Sunday, March 22, 2009

Okeanos and Tethys Rising



Before the new pantheon of the gods under Zeus, during Ancient Greece's Golden Age (think Eleusina, Orpheus or Prometheus) the Titanes and Titanides reigned.


Humanity, according to certain Neoplatonists, was born of the blood shed by Titans in their battle against Zeus. Hesiod (700 BCE) writes in Opera et Dies (ll. 109-120) that the Titans "lived like gods without sorrow of heart, remote and free from toil and grief: miserable age rested not on them; but with legs and arms never failing they made merry with feasting beyond the reach of all evils. When they died, it was as though they were overcome with sleep, and they had all good things; for the fruitful earth unforced bare them fruit abundantly and without stint. They dwelt in ease and peace upon their lands ..." The Titan Okeanos, Latin oceanus from which the term ocean (variations on a word, an evolving theme and, yes, reflections of paradigm shifts), was one of two sons by Ouranos and Gaia, literally Sky and Earth. Okeanos and Tethys, one of his two sisters, parented all the springs or sources, rivers and lakes, hence their three thousand daughters, the Oceanids, and three thousand sons, the Potamoi.

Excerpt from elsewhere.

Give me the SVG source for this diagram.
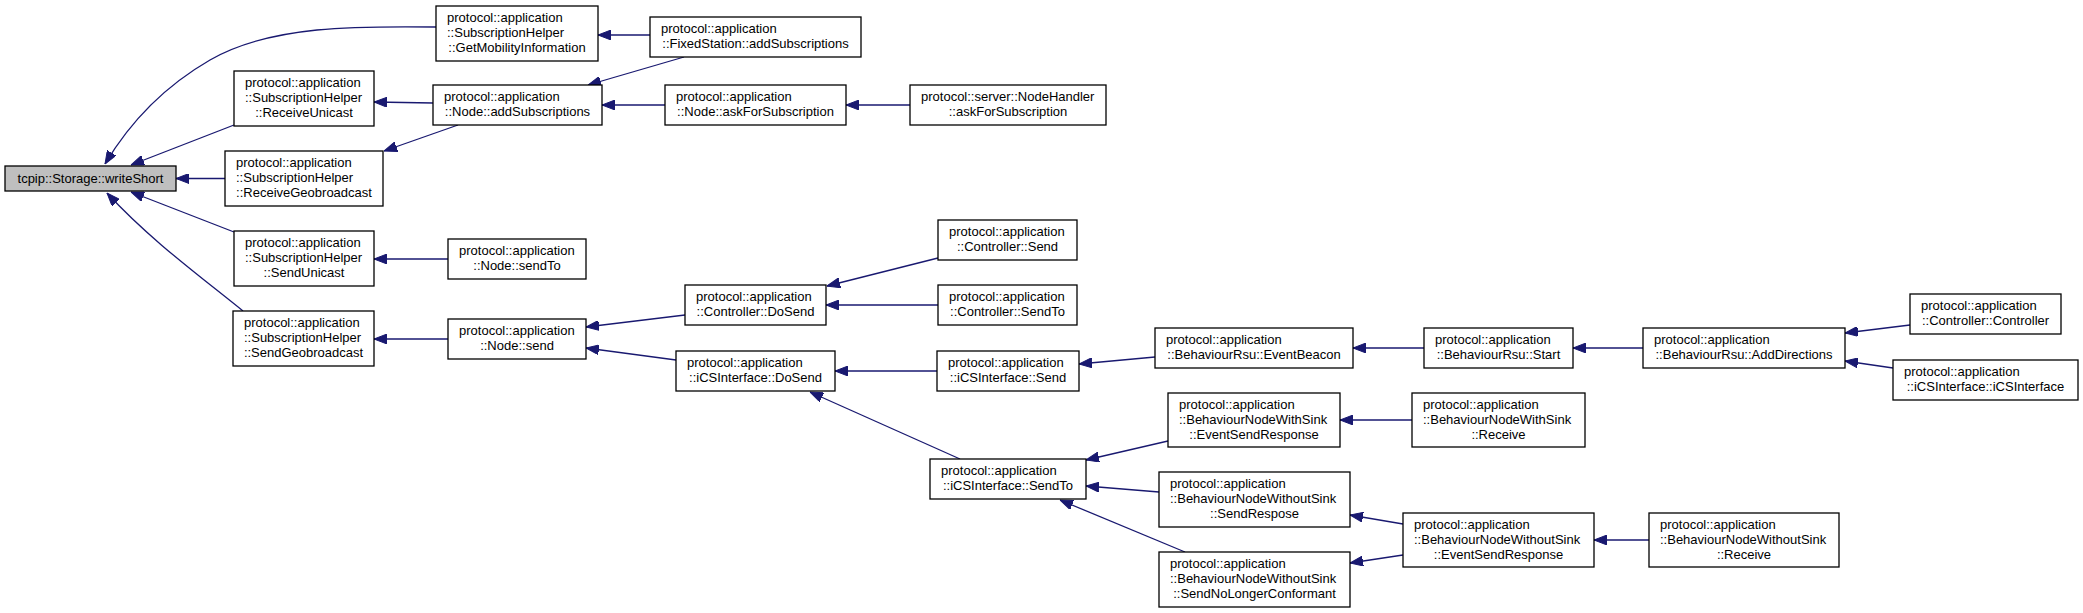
<svg xmlns="http://www.w3.org/2000/svg" width="2083" height="613" viewBox="0 0 2083 613">
<style>
.node rect{fill:#ffffff;stroke:#000000;stroke-width:1.3}
.node.root rect{fill:#bfbfbf}
.node text{font-family:"Liberation Sans",Arial,Helvetica,sans-serif;font-size:13px;fill:#000000}
.c{text-anchor:middle}
.edge path{fill:none;stroke:#191970;stroke-width:1.3;marker-end:url(#ah)}
</style>
<defs>
<marker id="ah" markerUnits="userSpaceOnUse" viewBox="0 0 13 10" refX="13" refY="5" markerWidth="13" markerHeight="10" orient="auto">
<path d="M0,0 L13,5 L0,10 z" fill="#191970" stroke="#191970" stroke-width="1"/>
</marker>
</defs>
<rect width="2083" height="613" fill="#ffffff"/>
<g id="edges" class="edge">
<path d="M436,27 C360,26 270,25 210,60 C165,86 130,122 105,164"/>
<path d="M234,125 L131,165"/>
<path d="M225,178.5 L176,178.5"/>
<path d="M234,232 L131,192"/>
<path d="M243,311 C205,280 150,240 107,193"/>
<path d="M433,103 L374,102"/>
<path d="M458,125 L384,151"/>
<path d="M650,35 L598,35"/>
<path d="M684,57 L588,85"/>
<path d="M665,105 L602,105"/>
<path d="M910,105 L846,105"/>
<path d="M448,259 L374,259"/>
<path d="M448,339 L374,339"/>
<path d="M685,315 L586,327"/>
<path d="M676,360 L586,348"/>
<path d="M938,258 L827,286"/>
<path d="M938,305 L826,305"/>
<path d="M937,371 L835,371"/>
<path d="M960,459 L810,392"/>
<path d="M1155,357 L1079,364"/>
<path d="M1424,348 L1353,348"/>
<path d="M1643,348 L1573,348"/>
<path d="M1910,325 L1845,333"/>
<path d="M1893,368 L1845,361"/>
<path d="M1168,441 L1086,460"/>
<path d="M1412,420 L1340,420"/>
<path d="M1159,492 L1086,486"/>
<path d="M1185,552 L1060,500"/>
<path d="M1403,524 L1350,515"/>
<path d="M1403,555 L1350,563"/>
<path d="M1649,540 L1594,540"/>
</g>
<g id="n_writeShort" class="node root"><rect x="5" y="166" width="171" height="25"/><text class="c" x="90.5" y="183">tcpip::Storage::writeShort</text></g>
<g id="n_getMobility" class="node"><rect x="436" y="6" width="162" height="55"/><text x="447" y="22">protocol::application</text><text x="447" y="37">::SubscriptionHelper</text><text class="c" x="517" y="52">::GetMobilityInformation</text></g>
<g id="n_receiveUnicast" class="node"><rect x="234" y="71" width="140" height="55"/><text x="245" y="87">protocol::application</text><text x="245" y="102">::SubscriptionHelper</text><text class="c" x="304" y="117">::ReceiveUnicast</text></g>
<g id="n_receiveGeo" class="node"><rect x="225" y="151" width="158" height="55"/><text x="236" y="167">protocol::application</text><text x="236" y="182">::SubscriptionHelper</text><text class="c" x="304" y="197">::ReceiveGeobroadcast</text></g>
<g id="n_sendUnicast" class="node"><rect x="234" y="231" width="140" height="55"/><text x="245" y="247">protocol::application</text><text x="245" y="262">::SubscriptionHelper</text><text class="c" x="304" y="277">::SendUnicast</text></g>
<g id="n_sendGeo" class="node"><rect x="233" y="311" width="141" height="55"/><text x="244" y="327">protocol::application</text><text x="244" y="342">::SubscriptionHelper</text><text class="c" x="303.5" y="357">::SendGeobroadcast</text></g>
<g id="n_nodeAddSubs" class="node"><rect x="433" y="85" width="169" height="40"/><text x="444" y="101">protocol::application</text><text class="c" x="517.5" y="116">::Node::addSubscriptions</text></g>
<g id="n_fixedAddSubs" class="node"><rect x="650" y="17" width="211" height="40"/><text x="661" y="33">protocol::application</text><text class="c" x="755.5" y="48">::FixedStation::addSubscriptions</text></g>
<g id="n_nodeAskFor" class="node"><rect x="665" y="85" width="181" height="40"/><text x="676" y="101">protocol::application</text><text class="c" x="755.5" y="116">::Node::askForSubscription</text></g>
<g id="n_nodeHandlerAsk" class="node"><rect x="910" y="85" width="196" height="40"/><text x="921" y="101">protocol::server::NodeHandler</text><text class="c" x="1008" y="116">::askForSubscription</text></g>
<g id="n_nodeSendTo" class="node"><rect x="448" y="239" width="138" height="40"/><text x="459" y="255">protocol::application</text><text class="c" x="517" y="270">::Node::sendTo</text></g>
<g id="n_nodeSend" class="node"><rect x="448" y="319" width="138" height="40"/><text x="459" y="335">protocol::application</text><text class="c" x="517" y="350">::Node::send</text></g>
<g id="n_ctrlSend" class="node"><rect x="938" y="220" width="139" height="40"/><text x="949" y="236">protocol::application</text><text class="c" x="1007.5" y="251">::Controller::Send</text></g>
<g id="n_ctrlDoSend" class="node"><rect x="685" y="285" width="141" height="40"/><text x="696" y="301">protocol::application</text><text class="c" x="755.5" y="316">::Controller::DoSend</text></g>
<g id="n_ctrlSendTo" class="node"><rect x="938" y="285" width="139" height="40"/><text x="949" y="301">protocol::application</text><text class="c" x="1007.5" y="316">::Controller::SendTo</text></g>
<g id="n_icsDoSend" class="node"><rect x="676" y="351" width="159" height="40"/><text x="687" y="367">protocol::application</text><text class="c" x="755.5" y="382">::iCSInterface::DoSend</text></g>
<g id="n_icsSend" class="node"><rect x="937" y="351" width="142" height="40"/><text x="948" y="367">protocol::application</text><text class="c" x="1008" y="382">::iCSInterface::Send</text></g>
<g id="n_rsuEventBeacon" class="node"><rect x="1155" y="328" width="198" height="40"/><text x="1166" y="344">protocol::application</text><text class="c" x="1254" y="359">::BehaviourRsu::EventBeacon</text></g>
<g id="n_rsuStart" class="node"><rect x="1424" y="328" width="149" height="40"/><text x="1435" y="344">protocol::application</text><text class="c" x="1498.5" y="359">::BehaviourRsu::Start</text></g>
<g id="n_rsuAddDirections" class="node"><rect x="1643" y="328" width="202" height="40"/><text x="1654" y="344">protocol::application</text><text class="c" x="1744" y="359">::BehaviourRsu::AddDirections</text></g>
<g id="n_ctrlCtor" class="node"><rect x="1910" y="294" width="151" height="40"/><text x="1921" y="310">protocol::application</text><text class="c" x="1985.5" y="325">::Controller::Controller</text></g>
<g id="n_icsCtor" class="node"><rect x="1893" y="360" width="185" height="40"/><text x="1904" y="376">protocol::application</text><text class="c" x="1985.5" y="391">::iCSInterface::iCSInterface</text></g>
<g id="n_icsSendTo" class="node"><rect x="930" y="459" width="156" height="40"/><text x="941" y="475">protocol::application</text><text class="c" x="1008" y="490">::iCSInterface::SendTo</text></g>
<g id="n_wsEventSendResponse" class="node"><rect x="1168" y="393" width="172" height="54"/><text x="1179" y="409">protocol::application</text><text x="1179" y="424">::BehaviourNodeWithSink</text><text class="c" x="1254" y="439">::EventSendResponse</text></g>
<g id="n_wsReceive" class="node"><rect x="1412" y="393" width="173" height="54"/><text x="1423" y="409">protocol::application</text><text x="1423" y="424">::BehaviourNodeWithSink</text><text class="c" x="1498.5" y="439">::Receive</text></g>
<g id="n_wosSendRespose" class="node"><rect x="1159" y="472" width="191" height="55"/><text x="1170" y="488">protocol::application</text><text x="1170" y="503">::BehaviourNodeWithoutSink</text><text class="c" x="1254.5" y="518">::SendRespose</text></g>
<g id="n_wosSendNoLonger" class="node"><rect x="1159" y="552" width="191" height="55"/><text x="1170" y="568">protocol::application</text><text x="1170" y="583">::BehaviourNodeWithoutSink</text><text class="c" x="1254.5" y="598">::SendNoLongerConformant</text></g>
<g id="n_wosEventSendResponse" class="node"><rect x="1403" y="513" width="191" height="54"/><text x="1414" y="529">protocol::application</text><text x="1414" y="544">::BehaviourNodeWithoutSink</text><text class="c" x="1498.5" y="559">::EventSendResponse</text></g>
<g id="n_wosReceive" class="node"><rect x="1649" y="513" width="190" height="54"/><text x="1660" y="529">protocol::application</text><text x="1660" y="544">::BehaviourNodeWithoutSink</text><text class="c" x="1744" y="559">::Receive</text></g>
</svg>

Anthropomorphism, anthropotheism, and the interrelated natural phenomenon of humidity and fertility: around this time of year, due to the changing temperatures of the seasons, hoar frost again turns into steam fog, and as the sun burns away the mist we're left with residual dew. That natural phenomenon was understood as Okeanos and Tethys rising. Where they laid down, the soil was fruitful, rich, abundantly fertile. This phenomenon, Okeanos and Tethys Rising, was and is particularly evident in valleys and quite a spectacle if observed from ridges or plateaus.